Again, put yourself in the shoes of the PBC. In the hands of a bank foreign currency is a loan asset. It's collateral. What does a bank do with collateral? it discounts it for the local currency.

The transactions are DR Foreign currency assets, CR local factory owner's deposit account

Now read that again. What has happened?

The bank has gained ownership of a valuable foreign asset *and created local money against it*.

This is how foreign export-led economies maintain circulation of their local money in the face of the drain to savings. They hold foreign currency assets to make the balance sheet look good. It is far, far easier politically to discount against so called 'hard currency' than it is against the apparently nebulous 'taxpayers equity' asset. Even though functionally it has precisely the same effect - injection of local money into the economy.
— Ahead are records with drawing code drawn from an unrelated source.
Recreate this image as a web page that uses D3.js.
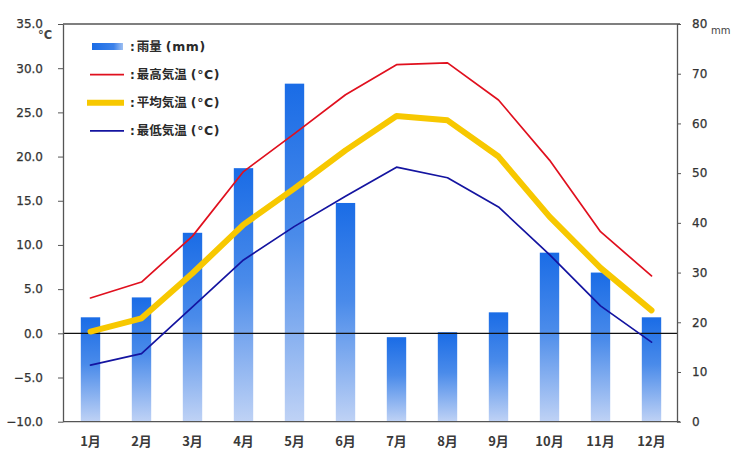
<!DOCTYPE html>
<html>
<head>
<meta charset="utf-8">
<script src="https://cdn.jsdelivr.net/npm/d3@7"></script>
<style>
  html, body { margin: 0; padding: 0; background: #fff; }
  svg { display: block; }
</style>
</head>
<body>
<svg id="chart" width="732" height="454"></svg>
<script>
// Monthly climate data
const months = ["1月","2月","3月","4月","5月","6月","7月","8月","9月","10月","11月","12月"];
const rainfall = [21, 25, 38, 51, 68, 44, 17, 18, 22, 34, 30, 21];            // mm
const maxTemp  = [4.0, 5.8, 11.0, 18.3, 22.6, 27.0, 30.4, 30.6, 26.4, 19.6, 11.5, 6.5];
const avgTemp  = [0.2, 1.7, 6.8, 12.3, 16.4, 20.7, 24.6, 24.1, 20.0, 13.2, 7.4, 2.6];
const minTemp  = [-3.6, -2.3, 3.0, 8.3, 12.1, 15.5, 18.8, 17.6, 14.3, 8.9, 3.1, -1.0];
const tempTicks = [-10, -5, 0, 5, 10, 15, 20, 25, 30, 35];
const rainTicks = [0, 10, 20, 30, 40, 50, 60, 70, 80];
const legendItems = [
  { name: "雨量", unit: "(mm)", kind: "bar" },
  { name: "最高気温", unit: "(°C)", kind: "max" },
  { name: "平均気温", unit: "(°C)", kind: "avg" },
  { name: "最低気温", unit: "(°C)", kind: "min" }
];

const svg = d3.select("#chart");
const plotLeft = 63, plotRight = 677, plotTop = 24, plotBottom = 421.7;

const x = d3.scaleBand().domain(months).range([65, plotRight])
  .paddingInner(0.62).paddingOuter(0.31);
const yT = d3.scaleLinear().domain([-10, 35]).range([plotBottom, plotTop]);
const yR = d3.scaleLinear().domain([0, 80]).range([plotBottom, plotTop]);
const cx = m => x(m) + x.bandwidth() / 2;

// Bar gradients
const defs = svg.append("defs");
const grad = defs.append("linearGradient").attr("id", "barGrad")
  .attr("x1", 0).attr("y1", 0).attr("x2", 0).attr("y2", 1);
grad.append("stop").attr("offset", "0%").attr("stop-color", "#1a6ce6");
grad.append("stop").attr("offset", "45%").attr("stop-color", "#4a8bea");
grad.append("stop").attr("offset", "100%").attr("stop-color", "#bfd2f5");
const gradH = defs.append("linearGradient").attr("id", "barGradH")
  .attr("x1", 0).attr("y1", 0).attr("x2", 1).attr("y2", 0);
gradH.append("stop").attr("offset", "0%").attr("stop-color", "#1a6ce6");
gradH.append("stop").attr("offset", "70%").attr("stop-color", "#3d82ea");
gradH.append("stop").attr("offset", "100%").attr("stop-color", "#9fc0f2");

// Rainfall bars
svg.append("g").selectAll("rect").data(rainfall).join("rect")
  .attr("x", (d, i) => x(months[i]))
  .attr("y", d => yR(d))
  .attr("width", x.bandwidth())
  .attr("height", d => yR(0) - yR(d))
  .attr("fill", "url(#barGrad)");

// Zero line
svg.append("line")
  .attr("x1", plotLeft).attr("x2", plotRight)
  .attr("y1", yT(0)).attr("y2", yT(0))
  .attr("stroke", "#111").attr("stroke-width", 1.2);

// Temperature lines
const line = d3.line().x((d, i) => cx(months[i])).y(d => yT(d));
const series = [
  { data: avgTemp, color: "#f7c800", width: 6 },
  { data: maxTemp, color: "#e0101e", width: 1.7 },
  { data: minTemp, color: "#1414a0", width: 1.7 }
];
series.forEach(s => {
  svg.append("path").datum(s.data)
    .attr("d", line)
    .attr("fill", "none")
    .attr("stroke", s.color)
    .attr("stroke-width", s.width)
    .attr("stroke-linejoin", "round")
    .attr("stroke-linecap", "round");
});

// Frame (top and bottom borders)
svg.append("line").attr("x1", plotLeft).attr("x2", plotRight + 3).attr("y1", plotTop).attr("y2", plotTop)
  .attr("stroke", "#555").attr("stroke-width", 1.3);
svg.append("line").attr("x1", plotLeft).attr("x2", plotRight + 3).attr("y1", plotBottom).attr("y2", plotBottom)
  .attr("stroke", "#555").attr("stroke-width", 1.3);

// Axes
const axisL = svg.append("g").attr("transform", `translate(${plotLeft},0)`)
  .call(d3.axisLeft(yT).tickValues(tempTicks).tickFormat(d3.format(".1f"))
    .tickSize(5).tickSizeOuter(0).tickPadding(15));
const axisR = svg.append("g").attr("transform", `translate(${plotRight},0)`)
  .call(d3.axisRight(yR).tickValues(rainTicks).tickFormat(d3.format("d"))
    .tickSize(4).tickSizeOuter(0).tickPadding(11));
[axisL, axisR].forEach(a => {
  a.select(".domain").attr("stroke", "#555").attr("stroke-width", 1.3);
  a.selectAll(".tick line").attr("stroke", "#555");
  a.selectAll(".tick text")
    .attr("font-family", "'DejaVu Sans', sans-serif")
    .attr("font-size", 12)
    .attr("fill", "#333")
    .attr("stroke", "#333").attr("stroke-width", 0.25);
});

// Unit labels
svg.append("text").attr("x", 38).attr("y", 39)
  .attr("font-family", "'DejaVu Sans', sans-serif").attr("font-size", 11.5)
  .attr("font-weight", "bold").attr("fill", "#444").text("°C");
svg.append("text").attr("x", 711).attr("y", 34)
  .attr("font-family", "'DejaVu Sans', sans-serif").attr("font-size", 10)
  .attr("fill", "#444").text("mm");

// Month labels
svg.append("g").selectAll("text").data(months).join("text")
  .attr("x", d => cx(d))
  .attr("y", 446)
  .attr("text-anchor", "middle")
  .attr("font-family", "'Noto Sans CJK JP', sans-serif")
  .attr("font-size", 13)
  .attr("font-weight", "bold")
  .attr("fill", "#3a3a3a")
  .text(d => d);

// Legend
const lg = svg.append("g");
legendItems.forEach((item, i) => {
  const yy = 46.5 + i * 28.1;
  if (item.kind === "bar") {
    lg.append("rect").attr("x", 92).attr("y", yy - 3.5).attr("width", 31).attr("height", 7)
      .attr("fill", "url(#barGradH)");
  } else {
    const s = item.kind === "max" ? series[1] : item.kind === "avg" ? series[0] : series[2];
    lg.append("line").attr("x1", item.kind === "avg" ? 87 : 90).attr("x2", 124)
      .attr("y1", yy).attr("y2", yy)
      .attr("stroke", s.color).attr("stroke-width", item.kind === "avg" ? 6 : 1.8);
  }
  const t = lg.append("text").attr("x", 130).attr("y", yy + 4.5)
    .attr("fill", "#2a2a2a").attr("font-weight", "bold");
  t.append("tspan").attr("font-family", "'DejaVu Sans', sans-serif").attr("font-size", 12)
    .text(":");
  t.append("tspan").attr("dx", 2).attr("font-family", "'Noto Sans CJK JP', sans-serif")
    .attr("font-size", 12.5).text(item.name);
  t.append("tspan").attr("dx", 4).attr("font-family", "'DejaVu Sans', sans-serif")
    .attr("font-size", 12.5).attr("letter-spacing", 0.6).text(item.unit);
});
</script>
</body>
</html>
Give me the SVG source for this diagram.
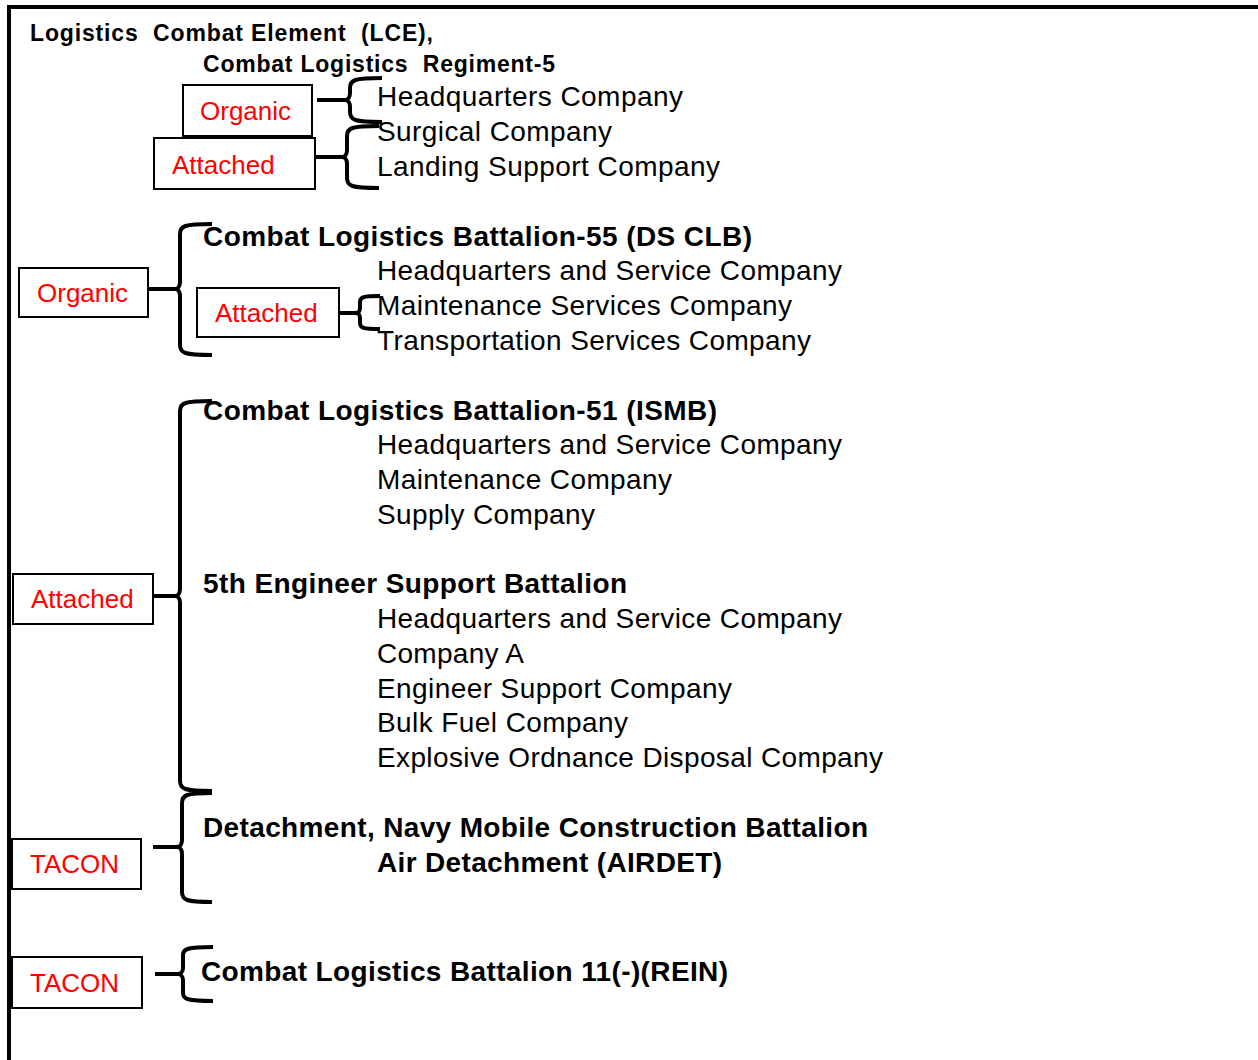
<svg xmlns="http://www.w3.org/2000/svg" width="1258" height="1060" viewBox="0 0 1258 1060">
<style>
.bg{fill:#ffffff}
.frame{fill:none;stroke:#000;stroke-width:4}
.box{fill:#ffffff;stroke:#000;stroke-width:2}
.lbl{font-family:"Liberation Sans",Arial,sans-serif;font-size:26px;fill:#ff0000}
.t{font-family:"Liberation Sans",Arial,sans-serif;font-size:28px;fill:#000}
.b{font-family:"Liberation Sans",Arial,sans-serif;font-size:28px;font-weight:bold;fill:#000}
.h{font-family:"Liberation Sans",Arial,sans-serif;font-size:23px;font-weight:bold;fill:#000;white-space:pre}
.brace{fill:none;stroke:#000;stroke-width:4;stroke-linejoin:round}
.ptr{fill:none;stroke:#000;stroke-width:4}
</style>
<rect class="bg" x="0" y="0" width="1258" height="1060"/>
<path class="frame" d="M9,1060 V7 H1258"/>

<g id="title">
<text class="h" x="30" y="41" textLength="403" lengthAdjust="spacing" xml:space="preserve">Logistics  Combat Element  (LCE),</text>
<text class="h" x="203" y="72" textLength="352" lengthAdjust="spacing" xml:space="preserve">Combat Logistics  Regiment-5</text>
</g>

<g id="connectors">
<path class="brace" d="M382,78 C354,78 350,80 350,88 V93 C350,97 348,100 345,100 C348,100 350,103 350,107 V112 C350,120 354,122 382,122"/>
<path class="ptr" d="M317,100 H347"/>
<path class="brace" d="M379,126 C351,126 347,128 347,136 V150 C347,154 345,157 342,157 C345,157 347,160 347,164 V178 C347,186 351,188 379,188"/>
<path class="ptr" d="M314,157 H344"/>
<path class="brace" d="M212,224 C184,224 180,226 180,234 V282 C180,286 178,289 175,289 C178,289 180,292 180,296 V345 C180,353 184,355 212,355"/>
<path class="ptr" d="M148,289 H177"/>
<path class="brace" d="M380,296 C363,296 360,297 360,302 V308 C360,311 358,313 356,313 C358,313 360,315 360,318 V323 C360,328 363,329 380,329"/>
<path class="ptr" d="M339,313 H357"/>
<path class="brace" d="M212,401 C184,401 180,403 180,411 V589 C180,593 178,596 175,596 C178,596 180,599 180,603 V781 C180,789 184,791 212,791"/>
<path class="ptr" d="M153,596 H177"/>
<path class="brace" d="M212,793 C186,793 182,795 182,803 V840 C182,844 180,847 177,847 C180,847 182,850 182,854 V892 C182,900 186,902 212,902"/>
<path class="ptr" d="M153,847 H179"/>
<path class="brace" d="M213,947 C187,947 183,949 183,955 V968 C183,971 181,974 178,974 C181,974 183,977 183,980 V993 C183,999 187,1001 213,1001"/>
<path class="ptr" d="M155,974 H180"/>
</g>

<g id="organic-regiment">
<rect class="box" x="183" y="85" width="129" height="51"/>
<text class="lbl" x="200" y="120">Organic</text>
</g>
<g id="attached-regiment">
<rect class="box" x="154" y="138" width="161" height="51"/>
<text class="lbl" x="172" y="174">Attached</text>
</g>
<g id="regiment-companies">
<text class="t" x="377" y="106" textLength="306" lengthAdjust="spacing">Headquarters Company</text>
<text class="t" x="377" y="141" textLength="235" lengthAdjust="spacing">Surgical Company</text>
<text class="t" x="377" y="176" textLength="343" lengthAdjust="spacing">Landing Support Company</text>
</g>

<g id="organic-clb55">
<rect class="box" x="19" y="268" width="129" height="49"/>
<text class="lbl" x="37" y="302">Organic</text>
</g>
<g id="attached-clb55">
<rect class="box" x="197" y="288" width="142" height="49"/>
<text class="lbl" x="215" y="322">Attached</text>
</g>
<g id="clb55">
<text class="b" x="203" y="246" textLength="549" lengthAdjust="spacing">Combat Logistics Battalion-55 (DS CLB)</text>
<text class="t" x="377" y="280" textLength="465" lengthAdjust="spacing">Headquarters and Service Company</text>
<text class="t" x="377" y="315" textLength="415" lengthAdjust="spacing">Maintenance Services Company</text>
<text class="t" x="377" y="350" textLength="434" lengthAdjust="spacing">Transportation Services Company</text>
</g>

<g id="attached-main">
<rect class="box" x="13" y="574" width="140" height="50"/>
<text class="lbl" x="31" y="608">Attached</text>
</g>
<g id="clb51">
<text class="b" x="203" y="420" textLength="514" lengthAdjust="spacing">Combat Logistics Battalion-51 (ISMB)</text>
<text class="t" x="377" y="454" textLength="465" lengthAdjust="spacing">Headquarters and Service Company</text>
<text class="t" x="377" y="489" textLength="295" lengthAdjust="spacing">Maintenance Company</text>
<text class="t" x="377" y="524" textLength="218" lengthAdjust="spacing">Supply Company</text>
</g>
<g id="esb5">
<text class="b" x="203" y="593" textLength="424" lengthAdjust="spacing">5th Engineer Support Battalion</text>
<text class="t" x="377" y="628" textLength="465" lengthAdjust="spacing">Headquarters and Service Company</text>
<text class="t" x="377" y="663" textLength="147" lengthAdjust="spacing">Company A</text>
<text class="t" x="377" y="698" textLength="355" lengthAdjust="spacing">Engineer Support Company</text>
<text class="t" x="377" y="732" textLength="251" lengthAdjust="spacing">Bulk Fuel Company</text>
<text class="t" x="377" y="767" textLength="506" lengthAdjust="spacing">Explosive Ordnance Disposal Company</text>
</g>

<g id="tacon-nmcb">
<rect class="box" x="12" y="839" width="129" height="50"/>
<text class="lbl" x="30" y="873">TACON</text>
</g>
<g id="nmcb-det">
<text class="b" x="203" y="837" textLength="665" lengthAdjust="spacing">Detachment, Navy Mobile Construction Battalion</text>
<text class="b" x="377" y="872" textLength="345" lengthAdjust="spacing">Air Detachment (AIRDET)</text>
</g>

<g id="tacon-clb11">
<rect class="box" x="12" y="957" width="130" height="51"/>
<text class="lbl" x="30" y="992">TACON</text>
</g>
<g id="clb11">
<text class="b" x="201" y="981" textLength="527" lengthAdjust="spacing">Combat Logistics Battalion 11(-)(REIN)</text>
</g>
</svg>
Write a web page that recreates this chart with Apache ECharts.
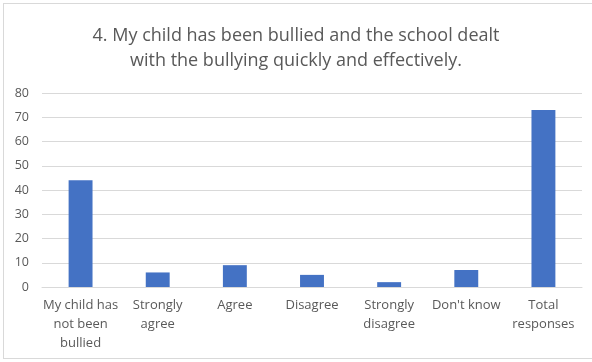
<!DOCTYPE html>
<html>
<head>
<meta charset="utf-8">
<script src="https://cdn.jsdelivr.net/npm/echarts@6/dist/echarts.min.js"></script>
<style>
  html, body { margin: 0; padding: 0; background: #fff; overflow: hidden; }
  #frame { position: absolute; left: 3px; top: 3px; width: 600px; height: 354px; border: 1px solid #d9d9d9; }
  #chart { position: absolute; left: 0; top: 0; width: 592px; height: 362px; }
</style>
</head>
<body>
<div id="frame"></div>
<div id="chart"></div>
<script>
const titleLines = [
  '4. My child has been bullied and the school dealt',
  'with the bullying quickly and effectively.'
];
const categories = [
  'My child has\nnot been\nbullied',
  'Strongly\nagree',
  'Agree',
  'Disagree',
  'Strongly\ndisagree',
  "Don't know",
  'Total\nresponses'
];
const responses = [44, 6, 9, 5, 2, 7, 73];
const yTicks = { min: 0, max: 80, step: 10 };

const textColor = '#595959';
const font = 'Open Sans, Liberation Sans, sans-serif';

const chart = echarts.init(document.getElementById('chart'), null, { renderer: 'canvas' });
chart.setOption({
  animation: false,
  title: {
    text: titleLines.join('\n'),
    left: 'center',
    top: 18,
    textStyle: { color: textColor, fontSize: 18, fontWeight: 'normal', fontFamily: font, lineHeight: 25 }
  },
  grid: { left: 42, right: 10, top: 93, bottom: 75, containLabel: false },
  xAxis: {
    type: 'category',
    data: categories,
    axisLine: { lineStyle: { color: '#d9d9d9' } },
    axisTick: { show: false },
    axisLabel: {
      color: textColor, fontSize: 13, fontFamily: font, lineHeight: 19,
      interval: 0, margin: 9
    }
  },
  yAxis: {
    type: 'value',
    min: yTicks.min,
    max: yTicks.max,
    interval: yTicks.step,
    axisLine: { show: false },
    axisTick: { show: false },
    splitLine: { lineStyle: { color: '#d9d9d9', width: 1 } },
    axisLabel: { color: textColor, fontSize: 12.5, fontFamily: font, margin: 13 }
  },
  series: [{
    type: 'bar',
    data: responses,
    barWidth: '31%',
    itemStyle: { color: '#4472c4' }
  }]
});
</script>
</body>
</html>
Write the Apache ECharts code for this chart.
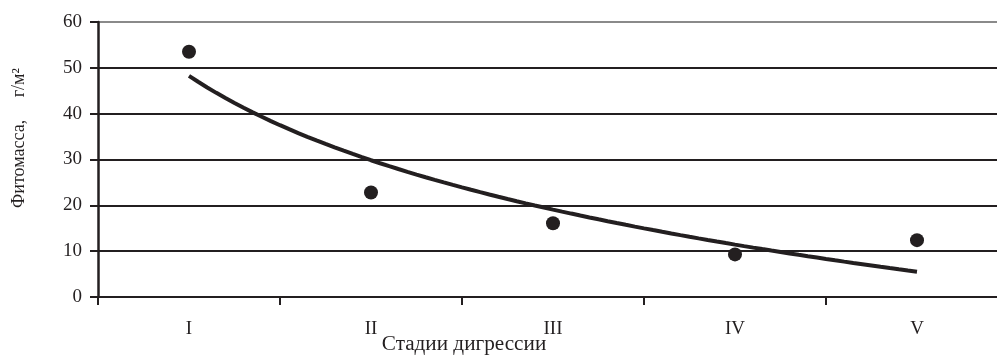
<!DOCTYPE html>
<html>
<head>
<meta charset="utf-8">
<script src="https://cdn.jsdelivr.net/npm/echarts@6/dist/echarts.min.js"></script>
<style>
  html, body { margin: 0; padding: 0; background: #fff; overflow: hidden; }
  /* the plot runs a little past the right edge of the page */
  #chart { width: 1008px; height: 356px; }
</style>
</head>
<body>
<div id="chart"></div>
<script>
// Стадии пастбищной дигрессии и фитомасса (г/м²)
const stages = ['I', 'II', 'III', 'IV', 'V'];
const biomass = [53.5, 22.8, 16.1, 9.3, 12.4];
const yTicks = { min: 0, max: 60, interval: 10 };

// Logarithmic trend y = a + b*ln(x), least squares over the stages
function logFit(values) {
  const xs = values.map((_, i) => Math.log(i + 1));
  const n = values.length;
  const mx = xs.reduce((s, v) => s + v, 0) / n;
  const my = values.reduce((s, v) => s + v, 0) / n;
  let sxx = 0, sxy = 0;
  xs.forEach((x, i) => { sxx += (x - mx) * (x - mx); sxy += (x - mx) * (values[i] - my); });
  const b = sxy / sxx;
  return { a: my - b * mx, b: b };
}
const fit = logFit(biomass);
const trend = [];
for (let k = 0; k <= 80; k++) {
  const x = 1 + k * (stages.length - 1) / 80;
  trend.push([x, fit.a + fit.b * Math.log(x)]);
}

const ink = '#231f20';
const font = '"Liberation Serif", "Times New Roman", serif';

const chart = echarts.init(document.getElementById('chart'));
chart.setOption({
  animation: false,
  backgroundColor: '#fff',
  grid: { left: 98, right: 0, top: 22, bottom: 59, containLabel: false },
  xAxis: [
    {
      type: 'category',
      data: stages,
      boundaryGap: true,
      axisLine: { lineStyle: { color: ink, width: 2 } },
      axisTick: { show: true, length: 8, lineStyle: { color: ink, width: 2 } },
      axisLabel: { color: ink, fontFamily: font, fontSize: 19, margin: 23 },
      splitLine: { show: false }
    },
    {
      type: 'value',
      min: 0.5, max: stages.length + 0.5,
      show: false
    }
  ],
  yAxis: {
    type: 'value',
    min: yTicks.min, max: yTicks.max, interval: yTicks.interval,
    axisLine: { show: true, lineStyle: { color: ink, width: 2.5 } },
    axisTick: { show: true, length: 8, lineStyle: { color: ink, width: 2 } },
    axisLabel: { color: ink, fontFamily: font, fontSize: 19, margin: 16 },
    splitLine: {
      show: true,
      lineStyle: { color: [ink, ink, ink, ink, ink, ink, '#8a8a8a'], width: 2 }
    }
  },
  graphic: [
    {
      type: 'text',
      x: 464, y: 345,
      scaleX: 1.06,
      style: {
        text: 'Стадии дигрессии', fill: ink, font: '20px ' + font,
        align: 'center', verticalAlign: 'middle'
      }
    },
    {
      type: 'text',
      x: 19, y: 138,
      rotation: Math.PI / 2,
      style: {
        text: 'Фитомасса,     г/м²', fill: ink, font: '18px ' + font,
        align: 'center', verticalAlign: 'middle'
      }
    }
  ],
  series: [
    {
      type: 'line',
      xAxisIndex: 1,
      data: trend,
      showSymbol: false,
      symbol: 'none',
      lineStyle: { color: ink, width: 4 },
      z: 3
    },
    {
      type: 'scatter',
      xAxisIndex: 1,
      data: biomass.map((v, i) => [i + 1, v]),
      symbol: 'circle',
      symbolSize: 14,
      itemStyle: { color: ink, opacity: 1 },
      z: 4
    }
  ]
});
</script>
</body>
</html>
Let's take another example of Norway.

You're an oil producer in Norway and you earn in US dollars. But the Norwegian government taxes you heavily in Krone to avoid a 'Dutch disease' issue and to 'save' for future generations.

So what happens?

The government pays the tax amount, in Kroner, into the Government Pension Fund using the usual mark up routine. It charges the oil funds the tax amount (as corporate taxes and licence costs). To get the Kroner, the oil company swaps USD for Kroner - effectively with the Pension Fund. The Oil company now has the Kroner and can settle its tax bill.

The Pension Fund now has USD which it uses to buy equities from abroad and that approach drain more USD in income (and Euros, GBP, etc). The fund puts a huge 'hard asset' on one side of the national balance sheet which can be discounted quietly by the Norwegian central bank to maintain the circulation of Kroner in the face of the drain to savings.

You can do much the same with Denmark - except that the pension funds there are privatised.

So the bit out American friends miss is that exporters are not just making money. They are generally wanting to make the local money in export-led nations, and it is the finance system that does the saving in foreign currency bit - all the way up the pyramid to the top if necessary.